An iDeco account matures when the contributor reaches 60 years of age, regardless of the age at which he or she opens the account. As a long-term account, iDeco is similar to a more traditional US-style pension account.
Are NISA and iDeco Accounts Viable Retirement Account Options Americans Living in Japan?
NISA and iDeco accounts are available for Americans, but they require navigating a complex legal structure in order to gain the same benefits. The U.S. Internal Revenue Service (IRS) does not recognize NISA and iDeco accounts as non-taxable. Furthermore, according to the United States government, both types of accounts can have their underlying investments fall under the class of Passive Foreign Investment Companies, or PFICs.
These types of accounts are highly taxable by the IRS, meaning that contributors could lose a significant portion of any gains made on their investments in their NISA or iDeco accounts. In order to avoid these taxes and maintain the benefits of their retirement accounts, American investors would first have to wrap the accounts in an IRS-approved legal structure, such as a trust or qualified pension.
While complex legal arrangements such as these interest some investors, many people will find them cumbersome. For these people, it would likely be best to instead hold your retirement savings with a US Registered Investment Advisor (RIA) domiciled in the states.
Are There Other Retirement Account Options for Americans in Japan?
Although Japanese retirement accounts may not directly benefit American residents of Japan, there are other options you might consider. If you plan on keeping your U.S. citizenship, your best option for retirement in Japan may be to invest in one of the following:
- -American 401(k) Accounts – If your company or a previous company will allow you to make contributions to a 401(k) retirement account, you can gain tax and long-term investment benefits. If you have a 401(k) account with a previous company but can no longer make contributions, you may be able to use a roll-over account to get many of the same benefits.

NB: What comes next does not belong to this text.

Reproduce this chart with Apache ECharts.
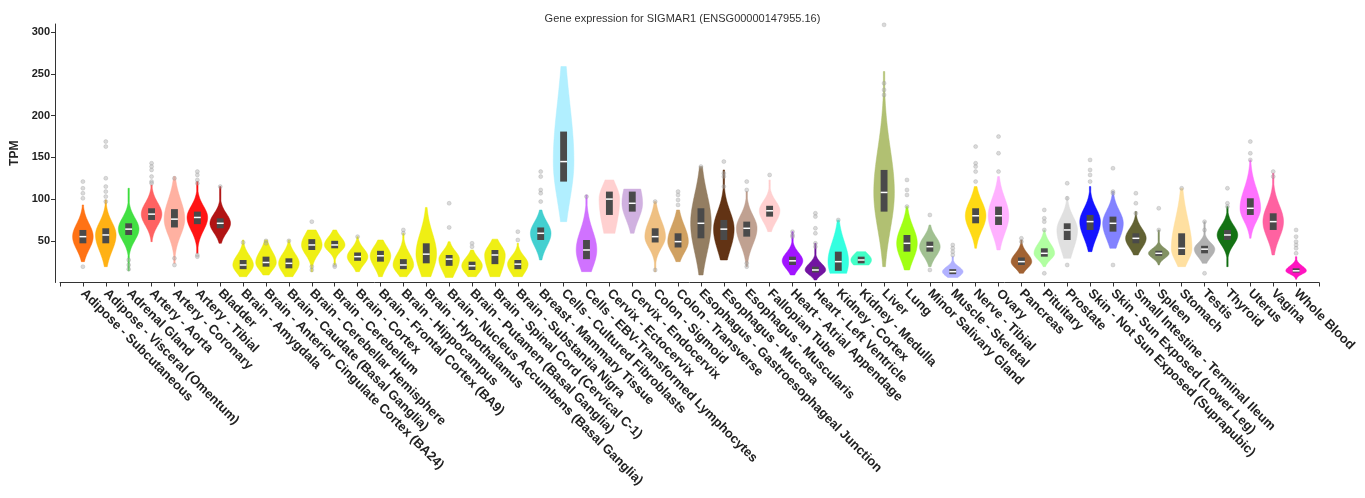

- -American IRAs or Roth IRAs – IRAs are Individual Retirement Accounts. A Roth IRA allows you to contribute after-tax income. Your investments will grow free of tax, and you can make tax-free withdrawals after you reach 59 and ½ years of age. A Traditional IRA, allows you to contribute before-tax income. The investments also grow tax-free, but you will be charged an income tax upon withdrawal.
- -A domestic partner’s Japanese or foreign accounts – Many expats store their wealth in the accounts of their Japanese or other non-American partners. For instance, they may contribute to a partner’s short-term NISA account, maxing out the benefits of the individual account and duly splitting the gains (or sharing them if assets are combined), or setting up international investment and retirement accounts.
Should I Give Up My US Citizenship If I Intend to Live in Japan?
Those who do not intend to return to the United States may consider one other option: giving up U.S. citizenship. The benefits and risks of such a decision, of course, should be thoroughly considered. Expats who have substantial assets in America could face harsh taxation for renouncing their citizenship and withdrawing assets. Those who give up American citizenship are also likely to face audits and severe evaluations of their financial and taxation history. And of course, they will also be giving up the rights and benefits that come with American citizenship.